- RTÉ advertisement for the episode hosted by Bertie Ahern in August 2008
- Genre: Sports magazine
- Presented by: Des Cahill
- Country of origin: Ireland
- Original languages: English Irish

Production
- Running time: 30 minutes

Original release
- Network: RTÉ Two
- Release: April 2007 – September 2009

Related
- The Committee Room

= The Road to Croker =

The Road to Croker is a magazine style sports television programme broadcast on RTÉ Two during the Gaelic games season. The programme featured input from clubs, players and managers or Banisteoirí. Retired Gaelic Athletic Association figures, such as Michael "Babs" Keating, also made contributions. The "Croker" in the title refers to the stadium Croke Park where the season draws to a close in September with the finals in Gaelic football and hurling. The programme was nominated at the Irish Film and Television Awards (IFTAs).

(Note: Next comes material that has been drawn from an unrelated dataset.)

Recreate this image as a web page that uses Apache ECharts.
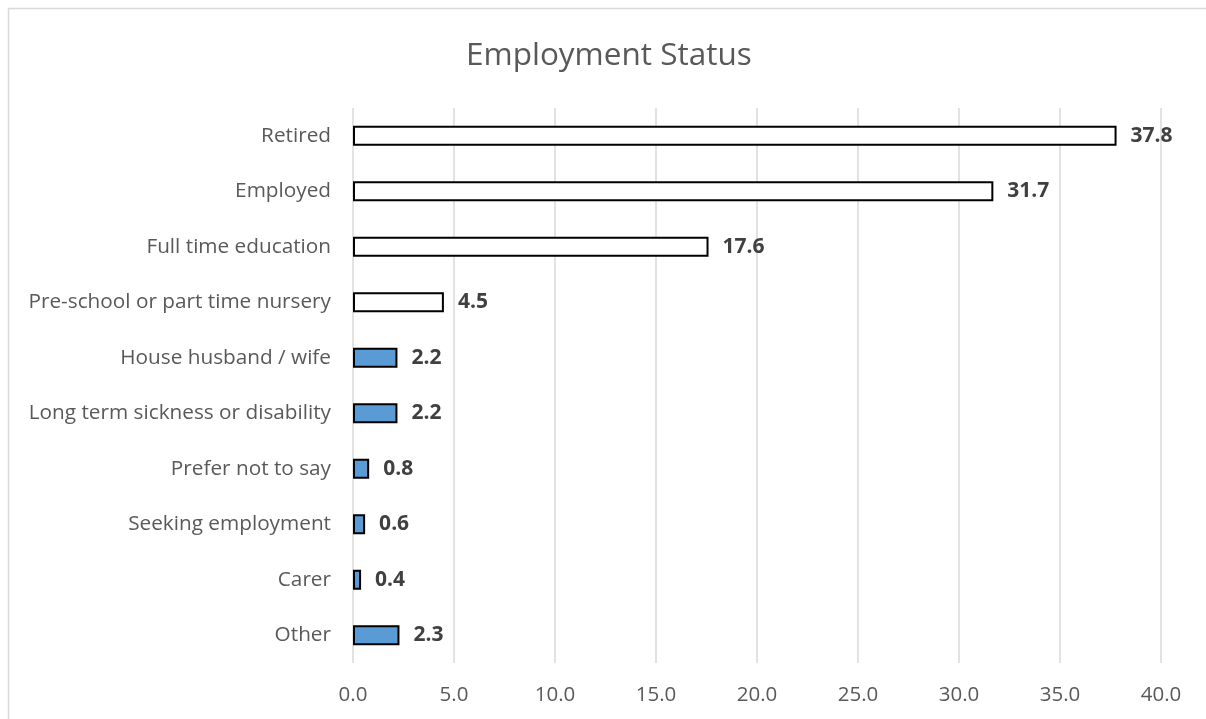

The Road to Croker was produced by Loose Horse. Episodes were recorded in GAA clubs around Ireland, including Clarinbridge GAA Club in County Galway. That episode was recorded on the day before it was broadcast. Episodes were originally broadcast on RTÉ Two on Thursday evenings but the programme was moved to a new slot on Friday evenings for the 2009 season. In September 2009 the programme was axed and disbanded. Two years later it was replaced by The Committee Room (later Championship Matters).

==Presenters==
The Road to Croker was originally presented by Des Cahill. Former Taoiseach Bertie Ahern presented one episode during August 2008 when Cahill was attending RTÉ Radio's coverage of the 2008 Summer Olympics in Beijing. Cahill commented at the time: "With Bertie's proven love and knowledge of GAA, I've no doubt that I'm leaving the show in safe hands". Miriam Lord, writing in The Irish Times after the episode, said Ahern "may have looked and sounded a bit wooden" but that he "didn't put a foot wrong". Two other episodes were presented by Brian Gleeson at this time also. Patrick Kielty took over as host when Cahill moved to present the television highlights package The Sunday Game to replace his predecessor Pat Spillane; Kielty used the show to speak about how GAA had influenced his early stand-up comedy.